Before the Tribunal Mr Ali argued that because parents could chose which one of them took SPL it followed that it was sex discrimination to pay the mother more than a man in respect of that leave. He claimed both direct and indirect sex discrimination.
Capita responded by arguing that the right to maternity leave and therefore the enhanced pay arose because a woman had given birth and the special considerations that arise from the fact that only a woman can be pregnant or give birth. They also relied on the provisions of the Equality Act 2010 that meant the special treatment afforded to women in connection with pregnancy and childbirth could not be taken into account when attempting to establish sex discrimination.
The Employment Judge ("EJ") upheld the direct discrimination claim but not the indirect discrimination claim. The EJ found that the denial of full pay was less favourable treatment and the reason for it was Mr Ali's sex. The Equality Act 2010 did not prevent comparison with a hypothetical female colleague who would have received the enhanced pay under the maternity policy. To reach this conclusion they had found that the enhanced maternity pay was not special treatment in connection with pregnancy and child birth, rather it was special treatment for caring for a newborn, something which, after completion of the two week period of compulsory maternity leave, either parent could do. The indirect discrimination claim failed because Mr Ali was relying upon the maternity policy as the PCP which led to the discrimination. A maternity policy cannot be gender neutral (a requirement for a PCP in an indirect discrimination claim) so that claim had to fail.

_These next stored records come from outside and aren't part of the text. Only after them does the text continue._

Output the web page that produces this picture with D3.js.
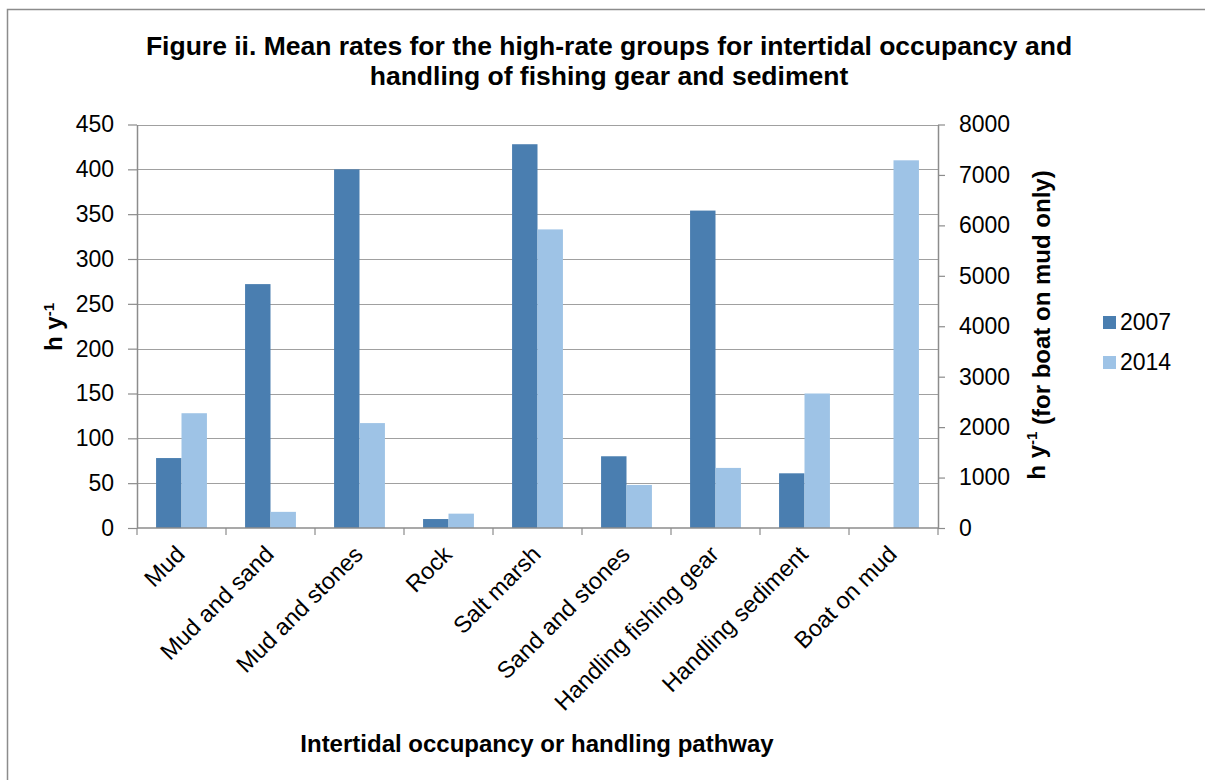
<!DOCTYPE html>
<html>
<head>
<meta charset="utf-8">
<script src="https://cdn.jsdelivr.net/npm/d3@7"></script>
<style>
  html, body { margin: 0; padding: 0; background: #fff; }
  svg { display: block; font-family: "Liberation Sans", Arial, sans-serif; }
</style>
</head>
<body>
<svg id="chart" width="1205" height="780"></svg>
<script>
// Categories and series (hours per year)
const categories = ["Mud", "Mud and sand", "Mud and stones", "Rock", "Salt marsh",
  "Sand and stones", "Handling fishing gear", "Handling sediment", "Boat on mud"];
const seriesNames = ["2007", "2014"];
// Left-axis values (null = no bar)
const values2007 = [78, 272, 400, 10, 428, 80, 354, 61, null];
const values2014 = [128, 18, 117, 16, 333, 48, 67, 150, null];
// "Boat on mud" is read against the right-hand axis
const boatOnMud2014 = 7290;
const leftTicks = [0, 50, 100, 150, 200, 250, 300, 350, 400, 450];
const rightTicks = [0, 1000, 2000, 3000, 4000, 5000, 6000, 7000, 8000];
const colors = {"2007": "#4a7eb0", "2014": "#9ec3e6"};

const FONT = "'Liberation Sans', Arial, sans-serif";
const svg = d3.select("#chart");
const m = {left: 137, right: 938, top: 124.5, bottom: 528};

// outer chart frame
svg.append("rect").attr("x", 7.5).attr("y", 9.5).attr("width", 1300).attr("height", 900)
  .attr("fill", "none").attr("stroke", "#8c8c8c").attr("stroke-width", 1.5);

const x = d3.scaleBand().domain(categories).range([m.left, m.right]);
const bw = x.bandwidth() / 3.5;
const yL = d3.scaleLinear().domain([0, 450]).range([m.bottom, m.top]);
const yR = d3.scaleLinear().domain([0, 8000]).range([m.bottom, m.top]);

// gridlines
svg.append("g").selectAll("line").data(leftTicks.slice(1)).join("line")
  .attr("x1", m.left).attr("x2", m.right)
  .attr("y1", d => Math.round(yL(d)) + 0.5).attr("y2", d => Math.round(yL(d)) + 0.5)
  .attr("stroke", "#a0a0a0").attr("stroke-width", 1.2);

// bars
const rows = [];
categories.forEach((c, i) => {
  if (values2007[i] != null) rows.push({c, s: "2007", y: yL(values2007[i]), k: 0});
  if (values2014[i] != null) rows.push({c, s: "2014", y: yL(values2014[i]), k: 1});
});
rows.push({c: "Boat on mud", s: "2014", y: yR(boatOnMud2014), k: 1});
svg.append("g").selectAll("rect").data(rows).join("rect")
  .attr("x", d => x(d.c) + (x.bandwidth() - 2 * bw) / 2 + d.k * bw)
  .attr("width", bw)
  .attr("y", d => d.y)
  .attr("height", d => m.bottom - d.y)
  .attr("fill", d => colors[d.s]);

// axes
const axisStyle = g => {
  g.select(".domain").attr("stroke", "#8c8c8c").attr("stroke-width", 1.5);
  g.selectAll(".tick line").attr("stroke", "#8c8c8c").attr("stroke-width", 1.2);
  g.selectAll("text").attr("fill", "#000").style("font-size", "23px")
    .style("font-family", FONT);
};
svg.append("g").attr("transform", `translate(${m.left},0)`)
  .call(d3.axisLeft(yL).tickValues(leftTicks).tickFormat(d3.format("d"))
    .tickSize(9).tickPadding(14).tickSizeOuter(0))
  .call(axisStyle);
svg.append("g").attr("transform", `translate(${m.right},0)`)
  .call(d3.axisRight(yR).tickValues(rightTicks).tickFormat(d3.format("d"))
    .tickSize(7).tickPadding(14).tickSizeOuter(0))
  .call(axisStyle);

// category axis with ticks between groups
const xg = svg.append("g").attr("transform", `translate(0,${m.bottom})`);
xg.append("line").attr("x1", m.left).attr("x2", m.right).attr("y1", 0).attr("y2", 0)
  .attr("stroke", "#8c8c8c").attr("stroke-width", 1.5);
xg.selectAll("line.tk").data(categories.concat(["end"])).join("line").attr("class", "tk")
  .attr("x1", (d, i) => m.left + i * x.bandwidth()).attr("x2", (d, i) => m.left + i * x.bandwidth())
  .attr("y1", 0).attr("y2", 7).attr("stroke", "#8c8c8c").attr("stroke-width", 1.2);
xg.selectAll("text").data(categories).join("text")
  .attr("transform", d => `translate(${x(d) + x.bandwidth() / 2 - 1},${22}) rotate(-45)`)
  .attr("text-anchor", "end").attr("dy", "0.35em")
  .style("font-size", "23.5px").text(d => d);

// titles
const title = svg.append("text").attr("x", 609).attr("text-anchor", "middle")
  .style("font-size", "26.5px").style("font-weight", "bold");
title.append("tspan").attr("x", 609).attr("y", 55)
  .text("Figure ii. Mean rates for the high-rate groups for intertidal occupancy and");
title.append("tspan").attr("x", 609).attr("y", 85)
  .text("handling of fishing gear and sediment");

svg.append("text").attr("x", 537).attr("y", 752).attr("text-anchor", "middle")
  .style("font-size", "24px").style("font-weight", "bold")
  .text("Intertidal occupancy or handling pathway");

const yTitleL = svg.append("text").attr("transform", "translate(62,327) rotate(-90)")
  .attr("text-anchor", "middle").style("font-size", "24px").style("font-weight", "bold");
yTitleL.append("tspan").text("h y");
yTitleL.append("tspan").attr("dy", "-0.55em").style("font-size", "15px").text("-1");

const yTitleR = svg.append("text").attr("transform", "translate(1045,325) rotate(-90)")
  .attr("text-anchor", "middle").style("font-size", "24px").style("font-weight", "bold");
yTitleR.append("tspan").text("h y");
yTitleR.append("tspan").attr("dy", "-0.55em").style("font-size", "15px").text("-1");
yTitleR.append("tspan").attr("dy", "0.55em").text(" (for boat on mud only)");

// legend
const lg = svg.append("g").selectAll("g").data(seriesNames).join("g")
  .attr("transform", (d, i) => `translate(1103,${316 + i * 40})`);
lg.append("rect").attr("width", 13).attr("height", 13).attr("fill", d => colors[d]);
lg.append("text").attr("x", 17).attr("y", 14).style("font-size", "23px").text(d => d);
</script>
</body>
</html>
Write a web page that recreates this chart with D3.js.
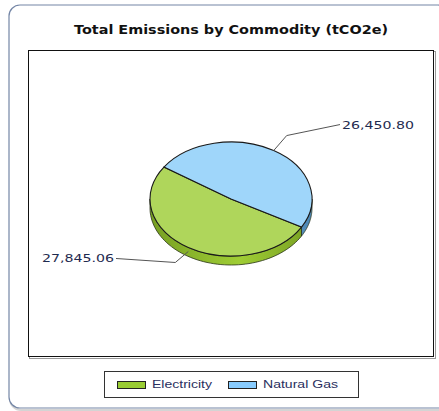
<!DOCTYPE html>
<html>
<head>
<meta charset="utf-8">
<script src="https://cdn.jsdelivr.net/npm/d3@7"></script>
<style>
  body { margin: 0; background: #fff; }
  svg { display: block; }
</style>
</head>
<body>
<div id="chart"></div>
<script>
const width = 439;
const height = 411;

// data
const commodities = ["Electricity", "Natural Gas"];
const emissions = [27845.06, 26450.80];
const topColors = ["#afd65b", "#9fd6fa"];
const sideDark = ["#779f22", "#4d86b3"];
const sideLight = ["#9fcd35", "#76b3de"];
const swatchColors = ["#99cc33", "#88ccff"];
const chartTitle = "Total Emissions by Commodity (tCO2e)";

const cx = 231, cy = 199, rx = 81, ry = 57, depth = 9;
const toRad = Math.PI / 180;

const svg = d3.select("#chart").append("svg")
    .attr("width", width)
    .attr("height", height);

const defs = svg.append("defs");
commodities.forEach((c, i) => {
    const g = defs.append("linearGradient")
        .attr("id", "side" + i)
        .attr("gradientUnits", "userSpaceOnUse")
        .attr("x1", cx - rx).attr("x2", cx + rx)
        .attr("y1", 0).attr("y2", 0);
    g.append("stop").attr("offset", "0%").attr("stop-color", sideDark[i]);
    g.append("stop").attr("offset", "55%").attr("stop-color", sideLight[i]);
    g.append("stop").attr("offset", "100%").attr("stop-color", sideDark[i]);
});

// ===== OUTER FRAME =====
svg.append("rect")
    .attr("x", 10).attr("y", 7)
    .attr("width", 440).attr("height", 403)
    .attr("rx", 11)
    .attr("fill", "none")
    .attr("stroke", "#d4d4d4")
    .attr("stroke-width", 2);
svg.append("rect")
    .attr("x", 9).attr("y", 5)
    .attr("width", 440).attr("height", 403)
    .attr("rx", 11)
    .attr("fill", "#fff")
    .attr("stroke", "#7486a6")
    .attr("stroke-width", 1.2);

// ===== TITLE =====
svg.append("text")
    .attr("x", 231).attr("y", 34)
    .attr("text-anchor", "middle")
    .attr("textLength", 314)
    .attr("lengthAdjust", "spacingAndGlyphs")
    .style("font-family", "'DejaVu Sans', Verdana, sans-serif")
    .style("font-weight", "bold")
    .style("font-size", "12px")
    .style("fill", "#111")
    .text(chartTitle);

// ===== PLOT AREA =====
svg.append("rect")
    .attr("x", 29.5).attr("y", 51.5)
    .attr("width", 406).attr("height", 307)
    .attr("fill", "none")
    .attr("stroke", "#999");
svg.append("rect")
    .attr("x", 28.5).attr("y", 50.5)
    .attr("width", 405).attr("height", 306)
    .attr("fill", "#fff")
    .attr("stroke", "#111");

// ===== PIE =====
const pie = d3.pie().sort(null)
    .startAngle(119.5 * toRad)
    .endAngle(479.5 * toRad);
const arcs = pie(emissions);

// point on the top ellipse for a d3 angle
const pt = (a, dy = 0) => [cx + rx * Math.sin(a), cy - ry * Math.cos(a) + dy];

const line = d3.line();
const pieG = svg.append("g");

// side walls (visible between 90 and 270 degrees)
arcs.forEach((d, i) => {
    [0, 2 * Math.PI].forEach((shift) => {
        const lo = Math.max(d.startAngle, Math.PI / 2 + shift);
        const hi = Math.min(d.endAngle, 1.5 * Math.PI + shift);
        if (hi <= lo) return;
        const steps = d3.range(lo, hi, (hi - lo) / 60).concat([hi]);
        const pts = steps.map((a) => pt(a))
            .concat(steps.slice().reverse().map((a) => pt(a, depth)));
        pieG.append("path")
            .attr("d", line(pts) + "Z")
            .attr("fill", `url(#side${i})`)
            .attr("stroke", "#2a3318")
            .attr("stroke-width", 0.8)
            .attr("stroke-linejoin", "round");
    });
});

// top faces
const arc = d3.arc().innerRadius(0).outerRadius(rx);
pieG.selectAll(".slice")
    .data(arcs)
    .enter()
    .append("path")
    .attr("class", "slice")
    .attr("transform", `translate(${cx},${cy}) scale(1,${ry / rx})`)
    .attr("d", arc)
    .attr("fill", (d, i) => topColors[i])
    .attr("stroke", "#1a1a1a")
    .attr("stroke-width", 1.1)
    .attr("vector-effect", "non-scaling-stroke");

// ===== LABELS =====
const fmt = d3.format(",.2f");
const labelStyle = (t) => t
    .style("font-family", "'DejaVu Sans', Verdana, sans-serif")
    .style("font-size", "11px")
    .style("fill", "#1f2b4f");

arcs.forEach((d, i) => {
    const mid = (d.startAngle + d.endAngle) / 2;
    const onRight = Math.sin(mid) > 0;
    const lowerHalf = Math.cos(mid) < 0;
    const p0 = pt(mid, lowerHalf ? depth * 0.45 : 0);
    const elbow = onRight ? [p0[0] + 13, p0[1] - 15] : [p0[0] - 13, p0[1] + 11];
    const end = onRight ? [340, elbow[1] - 11] : [116, elbow[1] - 4];
    pieG.append("path")
        .attr("d", line([p0, elbow, end]))
        .attr("fill", "none")
        .attr("stroke", "#555")
        .attr("stroke-width", 1);
    svg.append("text")
        .attr("x", onRight ? end[0] + 2 : end[0] - 2)
        .attr("y", end[1] + 4)
        .attr("text-anchor", onRight ? "start" : "end")
        .attr("textLength", 72)
        .attr("lengthAdjust", "spacingAndGlyphs")
        .call(labelStyle)
        .text(fmt(emissions[i]));
});

// ===== LEGEND =====
svg.append("rect")
    .attr("x", 104.5).attr("y", 371.5)
    .attr("width", 254).attr("height", 26)
    .attr("fill", "#fff")
    .attr("stroke", "#333");

const legendX = d3.scaleOrdinal().domain(commodities).range([117, 228]);
const legendTextW = [60, 75];
const leg = svg.selectAll(".leg")
    .data(commodities)
    .enter()
    .append("g")
    .attr("class", "leg")
    .attr("transform", (d) => `translate(${legendX(d)},0)`);
leg.append("rect")
    .attr("x", 0.5).attr("y", 381.5)
    .attr("width", 28).attr("height", 7)
    .attr("fill", (d, i) => swatchColors[i])
    .attr("stroke", "#222");
leg.append("text")
    .attr("x", 35).attr("y", 388)
    .attr("textLength", (d, i) => legendTextW[i])
    .attr("lengthAdjust", "spacingAndGlyphs")
    .style("font-family", "'Liberation Sans', Arial, sans-serif")
    .style("font-size", "11px")
    .style("fill", "#2a2f5e")
    .text((d) => d);
</script>
</body>
</html>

This case raises the very subjective question of when leave stops being connected with pregnancy and child birth and starts being connected only to the care of a baby. It is in contrast to an earlier Tribunal case - Hextall v Chief Constable of Leicestershire Police - where it was held that enhancing maternity pay but not shared parental pay was not discriminatory. In that case the Tribunal had been of the view that maternity leave and pay were special treatment afforded to women in connection with pregnancy and childbirth, and the enhancement of pay did not go further than reasonably necessary.
One aspect that was not argued before the Tribunal in Ali was whether a valid comparison can be made between a male on SPL and a female on maternity leave. A valid comparator is one whose circumstances are not materially different from the claimant. In Hextall, the Tribunal had taken into account that a woman could have taken SPL, and had she done so she would have been treated the same way (in respect of pay) as a man taking SPL. They took the view that the correct comparator was a female taking shared parental leave, not one on maternity leave, and therefore there was no less favourable treatment.
There is not, as yet, any Employment Appeal Tribunal or other higher court authority on this point, however it is understood that both Hextall and Ali are being appealed to the EAT. Appellate authority will bring some welcome clarity on this point.